To test our solution we will use the send.py script you can find in the provided files. This script uses raw sockets to generate random packets. Depending on the parameters you use those packets will be dropped or not. For the packets to get dropped the script will set the TTL to X, that will determine which switch drops a given packet.

 parser.add_argument('--n-pkt', help='number of packets', type=int, required=False, default=200)
 parser.add_argument('--n-drops', help='number of packts to drop',type=float, required=False, default=20)
 parser.add_argument('--fail-hops', help='Number of hops until packet is dropped, can be random', type=int, required=False, default=1)

To test the program:

  1. Start the topology with sudo p4run or sudo python network.py.

  2. Start the controller so switches get configured and you start listening to batch id changes.

sudo python packet-loss-controller.py --option run

This should populate the forwarding, remove_header table and mirroring id. At this point you should be able to ping or iperf, and the controller should receive packets when traffic is generated. However, since those packets are not getting dropped the controller should report no drops.

  1. Generate some constant traffic between h1 and h2 so the switches keep on sending control messages to the controller indicating that the batch id was modified.

  2. Get a terminal in h1 and send some traffic with some dropped packets.

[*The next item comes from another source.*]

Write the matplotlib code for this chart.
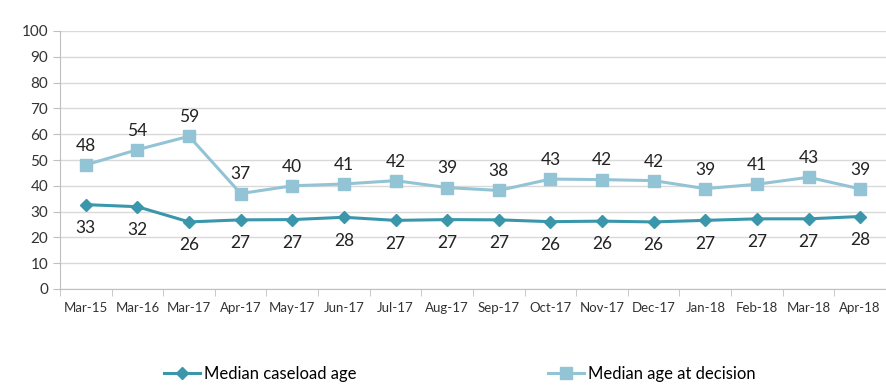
import matplotlib
matplotlib.use('Agg')
import matplotlib.pyplot as plt
from matplotlib.ticker import FixedLocator

months = ['Mar-15', 'Mar-16', 'Mar-17', 'Apr-17', 'May-17', 'Jun-17', 'Jul-17', 'Aug-17',
          'Sep-17', 'Oct-17', 'Nov-17', 'Dec-17', 'Jan-18', 'Feb-18', 'Mar-18', 'Apr-18']
caseload = [32.7, 31.9, 26.0, 26.8, 26.9, 27.8, 26.6, 26.9,
            26.8, 26.1, 26.3, 26.0, 26.6, 27.2, 27.2, 28.1]
decision = [48.1, 54.0, 59.2, 37.0, 40.0, 40.7, 42.0, 39.3,
            38.2, 42.6, 42.4, 42.0, 38.9, 40.6, 43.3, 38.8]

dark = '#3A97AB'
light = '#93C4D5'
plt.rcParams['font.family'] = ['Lato', 'DejaVu Sans']

fig = plt.figure(figsize=(8.87, 3.87), dpi=100)
ax = fig.add_axes([60/887, 1 - 289/387, 826/887, 258/387])

x = list(range(len(months)))
l1, = ax.plot(x, caseload, color=dark, lw=2.2, marker='D', ms=6.5, label='Median caseload age')
l2, = ax.plot(x, decision, color=light, lw=2.2, marker='s', ms=8.5, label='Median age at decision')

for xi, v in zip(x, caseload):
    ax.annotate(f'{int(v + 0.5)}', (xi, v), xytext=(0, -11), textcoords='offset points',
                ha='center', va='top', fontsize=12.5, color='#222222')
for xi, v in zip(x, decision):
    ax.annotate(f'{int(v + 0.5)}', (xi, v), xytext=(0, 8), textcoords='offset points',
                ha='center', va='bottom', fontsize=12.5, color='#222222')

ax.set_xlim(-0.5, len(months) - 0.5)
ax.set_ylim(0, 100)
ax.set_yticks(range(0, 101, 10))
ax.set_xticks(x)
ax.set_xticklabels(months, fontsize=9.5, color='#333333')
ax.xaxis.set_minor_locator(FixedLocator([i - 0.5 for i in range(len(months) + 1)]))
ax.tick_params(axis='x', which='major', length=0, pad=9)
ax.tick_params(axis='x', which='minor', length=5, color='#BFBFBF')
ax.tick_params(axis='y', length=5, color='#BFBFBF', labelsize=11, labelcolor='#333333')
ax.grid(axis='y', color='#D9D9D9', lw=1)
ax.set_axisbelow(True)
for s in ['top', 'right']:
    ax.spines[s].set_visible(False)
for s in ['left', 'bottom']:
    ax.spines[s].set_color('#BFBFBF')

fig.legend(handles=[l1, l2], loc='center', bbox_to_anchor=(0.518, 1 - 374/387), ncol=2,
           frameon=False, fontsize=12, columnspacing=11.5, handlelength=2.2, handletextpad=0.2)

fig.savefig('out.png', dpi=100)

To make them be dropped between s1 and s2 set the hops option to 1:

mx h1
python send.py --n-pkt 100 --n-drops 5 --fail-hops 1

This will send 100 packets from which 5 should be dropped at the first hop.

If everything worked the controller should tell you which packets were dropped, and they should be the same than printed by the send.py script.

Now you can play with this, changing the number of hops, the amount of packets to be dropped, you can do iperfs, etc.

For example if you do:

mx h1
python send.py --n-pkt 100 --n-drops 5 --fail-hops 2

You should be able to detect that the drops have happened between s2 and s3.

Some notes on debugging and troubleshooting

We have added a small guideline in the documentation section. Use it as a reference when things do not work as expected.